There’s little less exciting in the motoring world than the car your mayor and local beauty pageant contestant wave and throw candy from at 3 miles per hour.
I’m not saying these vehicles are unnecessary. They’re perfect for their purpose. The police chief and her husband shouldn’t necessarily exude high class — it’s not the right image for a public servant to cruise around in a Rolls-Royce drophead coupe any more than it is for the Pope to ride in a bulletproofed Mercedes aquarium on a gold-trimmed white leather seat — but rather attainable success. A bit of patriotism is a nice added touch.
This is why, if you wanted something a little bit more interesting than a LeBaron for parade duty in 1995, the obvious choice was a pony car.
For the purposes of this piece, the Mustang and Camero Camaro are interchangeable. That’s partly because we’re only looking at the especially terrible V6 models and we’re not pretending like these things will actually see some sort of competition use. Unless competitive parading is a thing.
Which it kind of is. But it’s not for cars.
The Mustang’s was an especially pathetic later-to-be-sold-as-an-industrial-engine V6 shared with the Taurus, displacing 3.8 liters but producing a paltry 145 horsepower. It may have been a workhorse, but it was unsporting even with its lighter aluminum heads.
The Camaro had a more efficient 3.4-liter V6 making 160 horsepower, but who are you going to brag to? Nobody cares.
Sure, they had V8 convertibles, but droptop chassis aren’t known for their rigidity. You don’t need your burnout transmitted to the ground by a wet noodle.
Speaking of Noodles
These weren’t ground-up redesigns that might benefit from better chassis technology either. The Camaro’s F-body platform last got a clean sheet for 1983, and the SN-95Mustang is marginally older. It’s a refresh of the Fox body, which dates back to the late ‘70s.
That’s not to say that you can’t have fun in a lame classic. Some of my favorite memories were made in a bendy ‘90s convertible. But that was in spite of its faults, not because of them.
Introducing: The Lamestain Index
Something I meant to initiate in my last installment was a zero-to-10 scale that would make it easy to compare just how lame these cars are. It might seem counterintuitive, but a higher score indicates a bigger stain and therefore a lamer car.
Does lameness make it more desirable? Less? That’s for you to decide.
Expect to see this in future installments, and I encourage you to look back at previous ones to see where your favorites stand. The criteria are made up and it’s completely subjective. I made up the metric, and therefore I’m the only person so far who’s been properly trained to issue it.
You might disagree, but you’d be wrong.
V6 convertible pony cars from 1995 get a 6 on the Lamestain Index.

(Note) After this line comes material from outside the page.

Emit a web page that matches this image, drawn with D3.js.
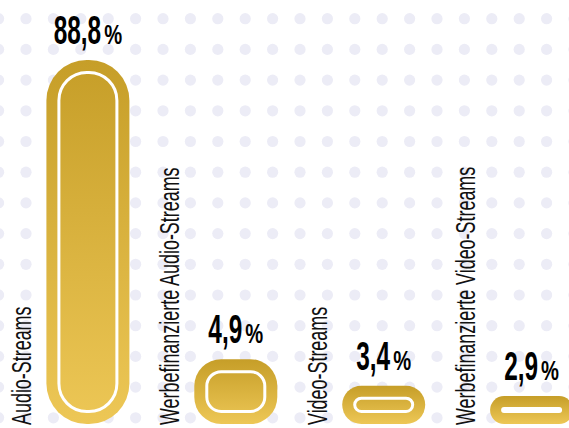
<!DOCTYPE html>
<html>
<head>
<meta charset="utf-8">
<script src="https://cdn.jsdelivr.net/npm/d3@7"></script>
<style>
  html, body { margin: 0; padding: 0; background: #ffffff; overflow: hidden; }
  svg { display: block; }
</style>
</head>
<body>
<svg id="chart" width="569" height="428"></svg>
<script>
// Streaming categories and their share (in %)
const categories = [
  "Audio-Streams",
  "Werbefinanzierte Audio-Streams",
  "Video-Streams",
  "Werbefinanzierte Video-Streams"
];
const shares = [88.8, 4.9, 3.4, 2.9];

const W = 569, H = 428;
const baseline = 424;

const svg = d3.select("#chart");
const defs = svg.append("defs");

// German number format: decimal comma
const de = d3.formatLocale({ decimal: ",", thousands: ".", grouping: [3], currency: ["", " €"] });
const fmt = de.format(".1f");

// Gold gradient for the bars
const grad = defs.append("linearGradient")
  .attr("id", "gold")
  .attr("x1", 0).attr("y1", 0).attr("x2", 0).attr("y2", 1);
grad.append("stop").attr("offset", "0%").attr("stop-color", "#C69E28");
grad.append("stop").attr("offset", "100%").attr("stop-color", "#EDC756");

// Background dot grid
const dotCols = d3.range(0, 22).map(i => -1.4 + i * 27.4);
const dotRows = d3.range(0, 14).map(j => 18.7 + j * 30.7);
const dots = [];
dotRows.forEach(cy => dotCols.forEach(cx => dots.push([cx, cy])));
svg.append("g")
  .attr("fill", "#ECECF6")
  .selectAll("circle")
  .data(dots)
  .join("circle")
  .attr("cx", d => d[0])
  .attr("cy", d => d[1])
  .attr("r", 5.6);

// Scales
const x = d3.scaleBand()
  .domain(categories)
  .range([-3.6, 588])
  .paddingInner(0)
  .paddingOuter(0);

const labelOffset = 50;   // space inside each band reserved for the rotated label
const barWidth = 83;

// Symmetric-log scale keeps the small shares visible next to the dominant one
const y = d3.scaleSymlog()
  .constant(2.65)
  .domain([0, 88.8])
  .range([484.7, 60]);

// Condensed type: use a narrow face if present, otherwise squeeze the regular one
function measure(family, weight, size, str) {
  const t = svg.append("text")
    .attr("font-family", family)
    .attr("font-weight", weight)
    .attr("font-size", size)
    .text(str);
  const w = t.node().getComputedTextLength();
  t.remove();
  return w;
}
const probe = "Werbefinanzierte Audio-Streams 0123456789";
const wReg = measure("'Liberation Sans'", 400, 20, probe);
const wNar = measure("'Liberation Sans Narrow', 'Liberation Sans'", 400, 20, probe);
const narrowRatio = wNar / wReg;
const FONT = "'Liberation Sans Narrow', 'Liberation Sans', Arial, sans-serif";
const sxLabel = 0.64 / narrowRatio;
const sxNum = 0.61 / narrowRatio;
const sxPct = 0.72 / narrowRatio;

const bars = svg.append("g");

categories.forEach((cat, i) => {
  const v = shares[i];
  const left = x(cat) + labelOffset;
  const top = y(v);
  const h = baseline - top;
  const r = Math.min(h / 2, 24 + 0.045 * h);

  // Outer bar
  bars.append("rect")
    .attr("x", left)
    .attr("y", top)
    .attr("width", barWidth)
    .attr("height", h)
    .attr("rx", r)
    .attr("ry", r)
    .attr("fill", "url(#gold)");

  // Inner white outline
  const inset = 12.5;
  const ih = Math.max(h - 2 * inset, 0.01);
  const iw = barWidth - 2 * inset;
  const ir = Math.min(ih / 2, Math.max(r - inset, 0));
  bars.append("rect")
    .attr("x", left + inset)
    .attr("y", top + inset)
    .attr("width", iw)
    .attr("height", ih)
    .attr("rx", ir)
    .attr("ry", ir)
    .attr("fill", "none")
    .attr("stroke", "#ffffff")
    .attr("stroke-width", 3);

  // Rotated category label, reading bottom to top
  svg.append("text")
    .attr("transform", `translate(${left - 15},${baseline + 1}) rotate(-90) scale(${sxLabel},1)`)
    .attr("font-family", FONT)
    .attr("font-size", 28)
    .attr("fill", "#111111")
    .text(cat);

  // Value label above the bar
  const g = svg.append("g").attr("fill", "#000000").attr("font-family", FONT).attr("font-weight", 700);
  const num = g.append("text").attr("font-size", 40).text(fmt(v));
  const pct = g.append("text").attr("font-size", 28).text("%");
  const w1 = num.node().getComputedTextLength() * sxNum;
  const w2 = pct.node().getComputedTextLength() * sxPct;
  const gap = 3;
  const total = w1 + gap + w2;
  const cx = left + barWidth / 2;
  const by = top - 16;
  num.attr("transform", `translate(${cx - total / 2},${by}) scale(${sxNum},1)`);
  pct.attr("transform", `translate(${cx - total / 2 + w1 + gap},${by}) scale(${sxPct},1)`);
});
</script>
</body>
</html>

So get yourself a clapped-out Mustang or Camaro that’s been leaking for a decade from its duct-taped top. If you want to get frisky, find a Pontiac Firebird Trans Am, because those exist too. With any luck, the marijuana seeds that fell between the seats will have benefitted from said roof leak and are sprouting from the thin carpeting.
They should be ready to harvest in a few months, which will not only help pay for the repairs to the power top motor but also your antique vehicle tag. Make sure to get a custom plate that reads PARADER, just for that extra bit of zazz.
If you succeed in cornering the car-grown pot market, you could maybe even afford upgrading to white leather upholstery with gold trim. But don’t bother bulletproofing the glass, because the canvas is the obvious weak point. And your shame.
The shame might just kill you.
I hope you’ve been practicing your parade wave by changing light bulbs, washing windows, and doing whatever long-long short-short-short twirl is. It’s guaranteed to make you lamer still.